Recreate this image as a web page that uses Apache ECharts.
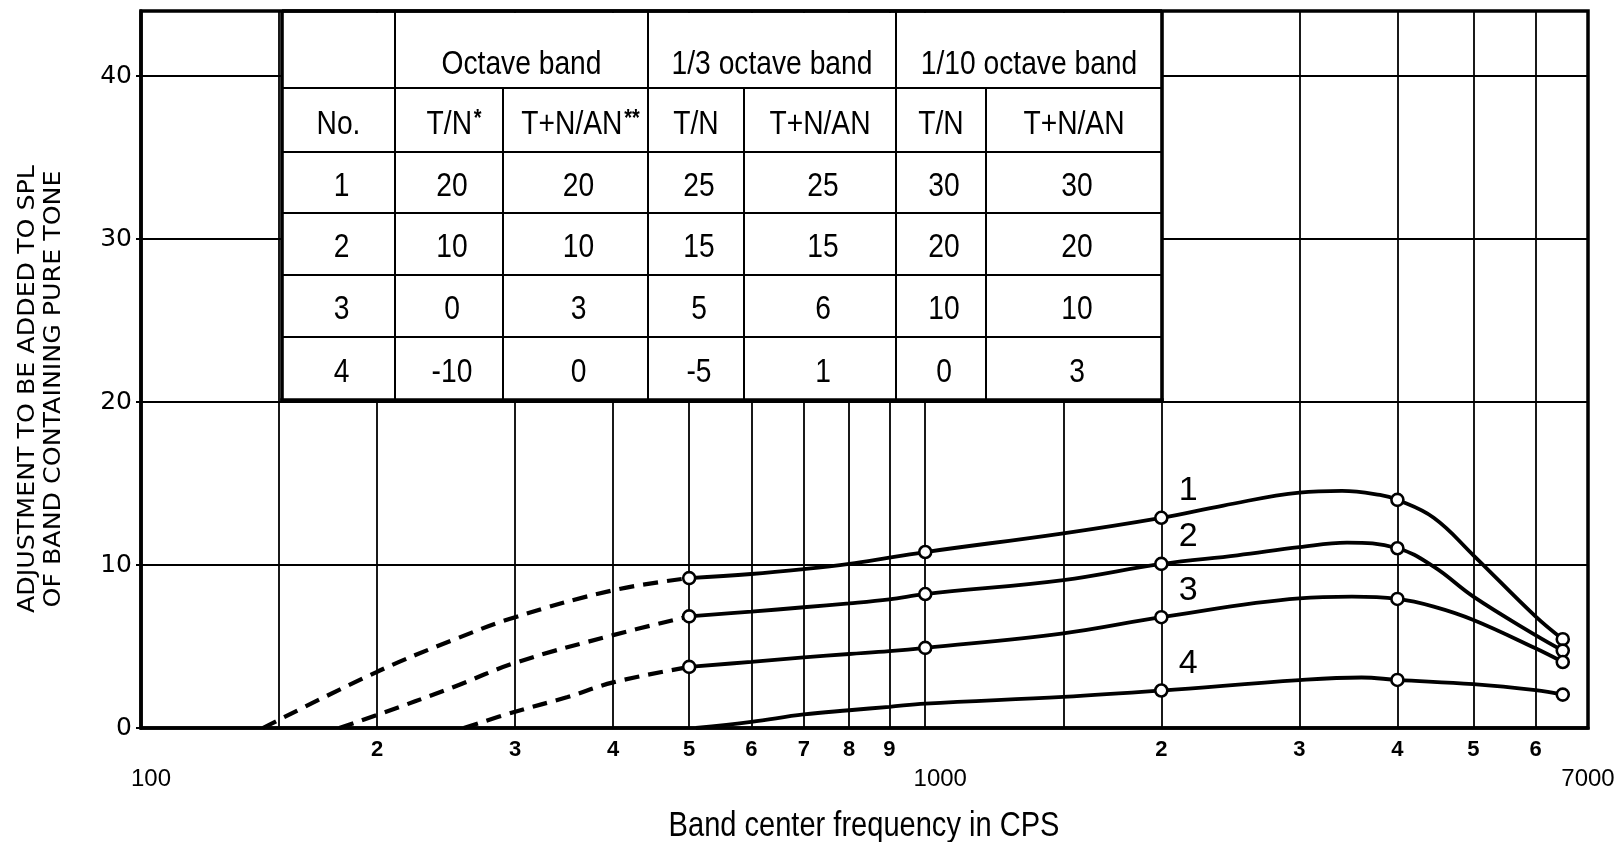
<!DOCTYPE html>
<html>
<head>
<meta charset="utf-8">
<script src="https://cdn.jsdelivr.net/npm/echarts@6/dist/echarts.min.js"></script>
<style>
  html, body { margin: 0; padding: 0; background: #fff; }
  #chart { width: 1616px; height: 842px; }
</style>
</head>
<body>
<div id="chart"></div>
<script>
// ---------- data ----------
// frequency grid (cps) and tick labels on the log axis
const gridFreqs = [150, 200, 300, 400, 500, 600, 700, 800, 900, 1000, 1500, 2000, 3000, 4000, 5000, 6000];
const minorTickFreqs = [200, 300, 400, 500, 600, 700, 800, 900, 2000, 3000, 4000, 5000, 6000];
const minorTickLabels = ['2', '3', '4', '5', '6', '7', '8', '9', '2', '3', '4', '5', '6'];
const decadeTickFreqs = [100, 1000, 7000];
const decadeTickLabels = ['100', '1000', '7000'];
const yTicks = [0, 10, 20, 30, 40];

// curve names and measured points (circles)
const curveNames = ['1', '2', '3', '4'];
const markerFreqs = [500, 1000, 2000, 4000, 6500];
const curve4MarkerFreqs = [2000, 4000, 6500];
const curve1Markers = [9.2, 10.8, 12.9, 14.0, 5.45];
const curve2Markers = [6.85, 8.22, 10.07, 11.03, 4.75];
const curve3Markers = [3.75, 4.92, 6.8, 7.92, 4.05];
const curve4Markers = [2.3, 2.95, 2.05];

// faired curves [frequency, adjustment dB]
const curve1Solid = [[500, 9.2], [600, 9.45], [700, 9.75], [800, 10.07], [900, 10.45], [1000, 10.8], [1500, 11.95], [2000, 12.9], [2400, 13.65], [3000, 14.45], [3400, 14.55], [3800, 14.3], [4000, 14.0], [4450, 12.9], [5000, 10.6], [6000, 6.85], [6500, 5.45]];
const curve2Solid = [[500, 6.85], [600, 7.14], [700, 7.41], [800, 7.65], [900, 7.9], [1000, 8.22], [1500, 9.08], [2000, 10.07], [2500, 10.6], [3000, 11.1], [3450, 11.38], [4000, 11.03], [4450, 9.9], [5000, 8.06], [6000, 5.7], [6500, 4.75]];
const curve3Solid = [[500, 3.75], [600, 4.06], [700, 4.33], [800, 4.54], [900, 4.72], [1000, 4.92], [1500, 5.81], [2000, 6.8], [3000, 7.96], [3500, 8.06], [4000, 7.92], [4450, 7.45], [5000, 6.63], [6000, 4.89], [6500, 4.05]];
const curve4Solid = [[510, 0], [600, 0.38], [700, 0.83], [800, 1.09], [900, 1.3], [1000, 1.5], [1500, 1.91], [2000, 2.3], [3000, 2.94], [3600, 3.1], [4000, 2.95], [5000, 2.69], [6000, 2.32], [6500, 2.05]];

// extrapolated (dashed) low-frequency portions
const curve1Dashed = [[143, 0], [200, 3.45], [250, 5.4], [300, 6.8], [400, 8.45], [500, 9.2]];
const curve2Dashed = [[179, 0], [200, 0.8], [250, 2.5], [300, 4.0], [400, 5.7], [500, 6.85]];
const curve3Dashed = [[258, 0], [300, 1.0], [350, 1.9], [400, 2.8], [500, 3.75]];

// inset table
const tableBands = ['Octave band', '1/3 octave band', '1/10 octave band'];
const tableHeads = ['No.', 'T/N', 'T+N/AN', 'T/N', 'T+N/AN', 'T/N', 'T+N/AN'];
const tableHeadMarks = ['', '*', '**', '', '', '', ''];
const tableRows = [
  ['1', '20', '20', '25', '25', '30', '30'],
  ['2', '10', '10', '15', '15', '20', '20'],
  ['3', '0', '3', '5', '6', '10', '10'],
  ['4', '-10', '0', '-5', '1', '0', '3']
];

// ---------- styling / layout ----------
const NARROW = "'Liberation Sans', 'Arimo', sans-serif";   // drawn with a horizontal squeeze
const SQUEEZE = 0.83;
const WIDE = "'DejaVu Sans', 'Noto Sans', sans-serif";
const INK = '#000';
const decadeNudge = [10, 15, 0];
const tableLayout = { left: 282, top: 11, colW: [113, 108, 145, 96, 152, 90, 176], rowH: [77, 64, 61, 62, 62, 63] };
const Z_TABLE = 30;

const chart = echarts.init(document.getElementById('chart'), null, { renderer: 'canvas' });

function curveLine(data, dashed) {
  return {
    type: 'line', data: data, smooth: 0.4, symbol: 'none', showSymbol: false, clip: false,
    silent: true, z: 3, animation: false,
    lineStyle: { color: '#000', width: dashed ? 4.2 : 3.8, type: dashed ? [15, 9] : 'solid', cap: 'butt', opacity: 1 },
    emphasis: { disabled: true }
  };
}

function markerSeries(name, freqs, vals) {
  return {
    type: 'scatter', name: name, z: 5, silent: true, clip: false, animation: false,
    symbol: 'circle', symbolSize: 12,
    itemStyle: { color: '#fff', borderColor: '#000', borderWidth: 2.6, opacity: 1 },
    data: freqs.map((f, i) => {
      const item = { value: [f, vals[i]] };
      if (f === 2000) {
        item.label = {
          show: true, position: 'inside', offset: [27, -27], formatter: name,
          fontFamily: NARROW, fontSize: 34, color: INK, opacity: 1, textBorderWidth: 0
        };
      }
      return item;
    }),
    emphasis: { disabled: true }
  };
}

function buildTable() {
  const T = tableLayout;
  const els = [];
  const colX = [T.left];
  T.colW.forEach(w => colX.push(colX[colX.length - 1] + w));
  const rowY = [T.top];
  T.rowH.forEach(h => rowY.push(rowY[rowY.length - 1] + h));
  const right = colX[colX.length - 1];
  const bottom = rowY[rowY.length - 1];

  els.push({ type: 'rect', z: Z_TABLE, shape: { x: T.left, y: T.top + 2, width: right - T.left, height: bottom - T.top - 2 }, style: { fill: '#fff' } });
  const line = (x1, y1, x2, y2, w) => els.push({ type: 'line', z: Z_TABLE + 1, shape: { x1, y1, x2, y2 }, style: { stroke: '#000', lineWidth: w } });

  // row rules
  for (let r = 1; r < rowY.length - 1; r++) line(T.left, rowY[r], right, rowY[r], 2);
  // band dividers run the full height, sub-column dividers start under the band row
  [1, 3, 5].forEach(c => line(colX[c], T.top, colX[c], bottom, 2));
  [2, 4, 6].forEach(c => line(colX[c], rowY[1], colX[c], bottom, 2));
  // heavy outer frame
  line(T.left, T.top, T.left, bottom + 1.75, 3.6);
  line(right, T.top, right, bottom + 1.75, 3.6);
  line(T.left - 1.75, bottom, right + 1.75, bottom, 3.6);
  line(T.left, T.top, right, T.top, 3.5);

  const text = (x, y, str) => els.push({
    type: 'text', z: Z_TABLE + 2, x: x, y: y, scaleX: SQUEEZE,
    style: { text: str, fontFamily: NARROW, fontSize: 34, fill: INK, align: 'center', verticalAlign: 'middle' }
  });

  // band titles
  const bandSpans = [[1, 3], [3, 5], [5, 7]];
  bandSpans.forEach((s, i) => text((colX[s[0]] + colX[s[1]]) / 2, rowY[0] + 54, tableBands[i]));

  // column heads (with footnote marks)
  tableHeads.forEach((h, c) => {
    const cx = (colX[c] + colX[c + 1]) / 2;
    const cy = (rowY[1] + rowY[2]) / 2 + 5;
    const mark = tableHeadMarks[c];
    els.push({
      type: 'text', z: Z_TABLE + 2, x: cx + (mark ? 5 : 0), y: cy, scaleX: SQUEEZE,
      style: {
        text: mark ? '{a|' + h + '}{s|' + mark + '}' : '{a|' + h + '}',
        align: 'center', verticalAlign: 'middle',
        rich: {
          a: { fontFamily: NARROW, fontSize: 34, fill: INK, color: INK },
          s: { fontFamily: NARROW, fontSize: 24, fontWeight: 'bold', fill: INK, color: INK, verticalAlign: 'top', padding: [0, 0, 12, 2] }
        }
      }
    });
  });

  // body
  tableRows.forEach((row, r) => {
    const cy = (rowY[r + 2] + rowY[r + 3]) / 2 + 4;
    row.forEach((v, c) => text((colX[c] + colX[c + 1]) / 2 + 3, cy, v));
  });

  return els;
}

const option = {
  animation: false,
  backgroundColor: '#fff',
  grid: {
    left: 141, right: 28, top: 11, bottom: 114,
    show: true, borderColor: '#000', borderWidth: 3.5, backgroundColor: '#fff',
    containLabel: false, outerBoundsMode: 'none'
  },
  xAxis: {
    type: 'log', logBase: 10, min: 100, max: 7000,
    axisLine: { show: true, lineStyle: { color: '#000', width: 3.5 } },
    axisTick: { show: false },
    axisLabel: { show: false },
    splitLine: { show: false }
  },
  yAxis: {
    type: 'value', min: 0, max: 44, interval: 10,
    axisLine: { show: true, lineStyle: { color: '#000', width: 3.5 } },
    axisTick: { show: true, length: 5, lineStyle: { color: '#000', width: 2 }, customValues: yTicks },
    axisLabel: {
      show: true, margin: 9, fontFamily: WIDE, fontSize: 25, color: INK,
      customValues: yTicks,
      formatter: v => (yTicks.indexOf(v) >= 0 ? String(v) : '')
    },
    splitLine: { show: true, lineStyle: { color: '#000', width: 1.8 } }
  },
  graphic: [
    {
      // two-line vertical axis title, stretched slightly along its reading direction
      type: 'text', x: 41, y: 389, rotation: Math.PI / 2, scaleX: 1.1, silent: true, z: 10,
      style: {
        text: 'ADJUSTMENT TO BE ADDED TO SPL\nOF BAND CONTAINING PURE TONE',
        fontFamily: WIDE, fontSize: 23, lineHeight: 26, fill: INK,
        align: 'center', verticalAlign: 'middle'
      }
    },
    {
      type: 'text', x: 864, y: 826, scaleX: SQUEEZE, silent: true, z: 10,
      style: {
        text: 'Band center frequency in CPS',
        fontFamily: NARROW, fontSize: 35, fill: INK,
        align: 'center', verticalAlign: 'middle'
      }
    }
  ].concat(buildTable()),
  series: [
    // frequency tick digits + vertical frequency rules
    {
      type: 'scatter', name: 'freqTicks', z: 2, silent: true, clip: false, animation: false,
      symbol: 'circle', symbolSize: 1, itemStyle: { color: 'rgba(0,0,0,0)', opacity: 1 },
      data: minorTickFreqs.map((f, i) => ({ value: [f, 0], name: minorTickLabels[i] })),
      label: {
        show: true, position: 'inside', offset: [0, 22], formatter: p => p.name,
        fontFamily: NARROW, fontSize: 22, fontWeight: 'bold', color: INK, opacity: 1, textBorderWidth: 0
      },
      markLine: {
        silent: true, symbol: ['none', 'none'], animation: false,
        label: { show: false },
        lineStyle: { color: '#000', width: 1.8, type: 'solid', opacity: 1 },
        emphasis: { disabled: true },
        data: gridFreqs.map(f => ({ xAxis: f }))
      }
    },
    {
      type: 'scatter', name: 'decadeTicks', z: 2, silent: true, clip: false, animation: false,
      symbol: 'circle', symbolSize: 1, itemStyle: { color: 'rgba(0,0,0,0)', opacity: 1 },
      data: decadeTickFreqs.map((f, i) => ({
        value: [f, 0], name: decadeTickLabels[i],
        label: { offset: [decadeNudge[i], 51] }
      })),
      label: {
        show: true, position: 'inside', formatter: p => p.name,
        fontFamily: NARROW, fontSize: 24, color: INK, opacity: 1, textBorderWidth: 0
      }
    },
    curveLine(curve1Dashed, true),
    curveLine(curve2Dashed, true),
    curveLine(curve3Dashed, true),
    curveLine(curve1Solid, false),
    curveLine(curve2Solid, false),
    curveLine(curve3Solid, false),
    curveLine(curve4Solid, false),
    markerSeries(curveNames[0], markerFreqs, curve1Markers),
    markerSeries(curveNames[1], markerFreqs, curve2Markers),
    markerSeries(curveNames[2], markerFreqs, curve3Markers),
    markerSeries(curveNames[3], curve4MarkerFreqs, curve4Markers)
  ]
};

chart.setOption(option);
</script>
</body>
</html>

The exercise ::
In the data above, please extract the lines from the first one through the line with "const yTicks = [0, 10, 20, 30, 40];", exactly, and keep pictures out.

Result of this exercise ::
Recreate this image as a web page that uses Apache ECharts.
<!DOCTYPE html>
<html>
<head>
<meta charset="utf-8">
<script src="https://cdn.jsdelivr.net/npm/echarts@6/dist/echarts.min.js"></script>
<style>
  html, body { margin: 0; padding: 0; background: #fff; }
  #chart { width: 1616px; height: 842px; }
</style>
</head>
<body>
<div id="chart"></div>
<script>
// ---------- data ----------
// frequency grid (cps) and tick labels on the log axis
const gridFreqs = [150, 200, 300, 400, 500, 600, 700, 800, 900, 1000, 1500, 2000, 3000, 4000, 5000, 6000];
const minorTickFreqs = [200, 300, 400, 500, 600, 700, 800, 900, 2000, 3000, 4000, 5000, 6000];
const minorTickLabels = ['2', '3', '4', '5', '6', '7', '8', '9', '2', '3', '4', '5', '6'];
const decadeTickFreqs = [100, 1000, 7000];
const decadeTickLabels = ['100', '1000', '7000'];
const yTicks = [0, 10, 20, 30, 40];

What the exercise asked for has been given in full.